**TO BE DONE:** Retype only what runs from the first line of the listing to the line holding "70, 80, 90];", both included. Do not retype the pictures.
## BEGIN LISTED ENTRIES
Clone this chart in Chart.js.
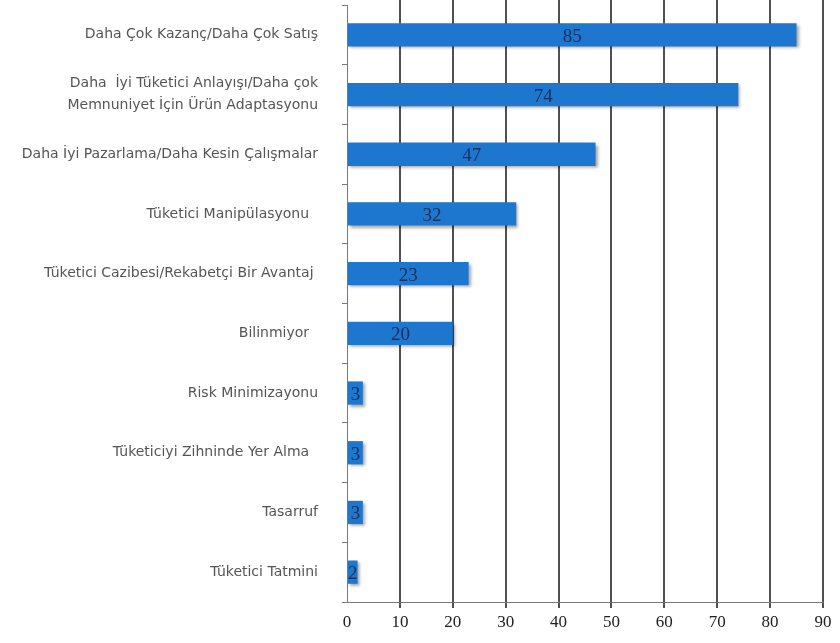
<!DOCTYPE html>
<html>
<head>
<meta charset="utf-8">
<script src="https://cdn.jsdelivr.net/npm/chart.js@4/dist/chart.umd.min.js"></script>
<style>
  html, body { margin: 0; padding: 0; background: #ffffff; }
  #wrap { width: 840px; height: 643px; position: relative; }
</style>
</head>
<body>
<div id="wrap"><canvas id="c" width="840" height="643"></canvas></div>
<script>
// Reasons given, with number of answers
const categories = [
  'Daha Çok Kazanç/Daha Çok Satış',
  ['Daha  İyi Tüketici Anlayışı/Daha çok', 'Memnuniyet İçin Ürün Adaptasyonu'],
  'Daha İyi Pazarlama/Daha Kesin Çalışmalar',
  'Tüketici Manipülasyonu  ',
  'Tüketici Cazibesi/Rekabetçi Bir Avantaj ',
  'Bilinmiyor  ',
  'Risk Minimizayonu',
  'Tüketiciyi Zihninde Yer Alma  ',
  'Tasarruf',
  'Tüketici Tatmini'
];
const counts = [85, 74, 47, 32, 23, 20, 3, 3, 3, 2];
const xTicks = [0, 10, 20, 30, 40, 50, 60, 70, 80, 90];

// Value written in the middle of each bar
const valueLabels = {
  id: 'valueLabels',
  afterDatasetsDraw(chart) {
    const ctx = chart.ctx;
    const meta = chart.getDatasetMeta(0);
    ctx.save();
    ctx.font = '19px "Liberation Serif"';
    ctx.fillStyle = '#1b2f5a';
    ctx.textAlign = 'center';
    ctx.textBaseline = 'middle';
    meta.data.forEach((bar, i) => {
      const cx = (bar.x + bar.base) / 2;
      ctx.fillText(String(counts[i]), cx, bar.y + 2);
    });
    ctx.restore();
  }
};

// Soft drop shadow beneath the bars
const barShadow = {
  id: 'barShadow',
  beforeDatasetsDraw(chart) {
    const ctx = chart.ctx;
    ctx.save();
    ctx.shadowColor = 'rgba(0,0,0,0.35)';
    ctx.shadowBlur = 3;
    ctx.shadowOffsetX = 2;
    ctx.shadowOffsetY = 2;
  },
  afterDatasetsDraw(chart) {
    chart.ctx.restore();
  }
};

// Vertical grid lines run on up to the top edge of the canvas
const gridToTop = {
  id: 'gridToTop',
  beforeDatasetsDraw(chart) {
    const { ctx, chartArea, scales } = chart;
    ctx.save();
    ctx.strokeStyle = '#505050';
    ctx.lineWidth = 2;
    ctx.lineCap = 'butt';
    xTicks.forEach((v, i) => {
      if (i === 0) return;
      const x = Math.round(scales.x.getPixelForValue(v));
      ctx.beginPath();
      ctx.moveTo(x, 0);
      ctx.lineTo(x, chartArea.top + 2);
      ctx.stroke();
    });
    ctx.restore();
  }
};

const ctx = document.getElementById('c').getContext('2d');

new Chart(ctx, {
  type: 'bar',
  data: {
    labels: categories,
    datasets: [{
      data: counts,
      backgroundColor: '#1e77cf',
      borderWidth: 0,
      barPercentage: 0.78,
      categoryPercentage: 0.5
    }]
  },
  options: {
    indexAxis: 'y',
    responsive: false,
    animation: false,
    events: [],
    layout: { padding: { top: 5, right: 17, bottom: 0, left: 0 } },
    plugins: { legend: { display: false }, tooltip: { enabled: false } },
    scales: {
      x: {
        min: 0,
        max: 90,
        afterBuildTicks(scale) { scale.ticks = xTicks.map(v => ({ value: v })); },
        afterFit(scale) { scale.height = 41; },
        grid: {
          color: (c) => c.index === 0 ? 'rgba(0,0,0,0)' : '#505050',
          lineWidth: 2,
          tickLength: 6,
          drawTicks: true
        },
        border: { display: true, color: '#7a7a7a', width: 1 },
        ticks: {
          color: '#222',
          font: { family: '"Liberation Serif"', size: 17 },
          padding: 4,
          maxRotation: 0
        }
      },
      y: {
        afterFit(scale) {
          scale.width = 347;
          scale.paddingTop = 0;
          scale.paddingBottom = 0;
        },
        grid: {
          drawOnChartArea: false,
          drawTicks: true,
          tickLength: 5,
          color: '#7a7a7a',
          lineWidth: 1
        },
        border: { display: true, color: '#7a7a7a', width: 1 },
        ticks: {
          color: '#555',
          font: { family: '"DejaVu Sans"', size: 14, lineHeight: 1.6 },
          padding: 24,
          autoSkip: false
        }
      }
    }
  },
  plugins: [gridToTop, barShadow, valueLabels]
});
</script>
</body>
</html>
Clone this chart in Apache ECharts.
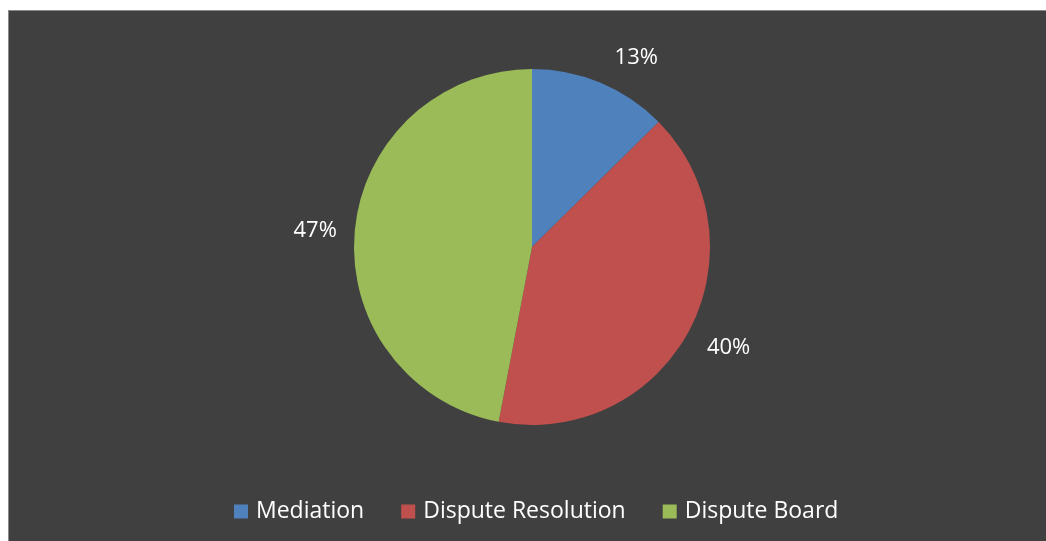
## END LISTED ENTRIES
**TASK OUTPUT:**
Clone this chart in Chart.js.
<!DOCTYPE html>
<html>
<head>
<meta charset="utf-8">
<script src="https://cdn.jsdelivr.net/npm/chart.js@4/dist/chart.umd.min.js"></script>
<style>
  html, body { margin: 0; padding: 0; background: #ffffff; }
  #wrap { width: 840px; height: 643px; position: relative; }
</style>
</head>
<body>
<div id="wrap"><canvas id="c" width="840" height="643"></canvas></div>
<script>
// Reasons given, with number of answers
const categories = [
  'Daha Çok Kazanç/Daha Çok Satış',
  ['Daha  İyi Tüketici Anlayışı/Daha çok', 'Memnuniyet İçin Ürün Adaptasyonu'],
  'Daha İyi Pazarlama/Daha Kesin Çalışmalar',
  'Tüketici Manipülasyonu  ',
  'Tüketici Cazibesi/Rekabetçi Bir Avantaj ',
  'Bilinmiyor  ',
  'Risk Minimizayonu',
  'Tüketiciyi Zihninde Yer Alma  ',
  'Tasarruf',
  'Tüketici Tatmini'
];
const counts = [85, 74, 47, 32, 23, 20, 3, 3, 3, 2];
const xTicks = [0, 10, 20, 30, 40, 50, 60, 70, 80, 90];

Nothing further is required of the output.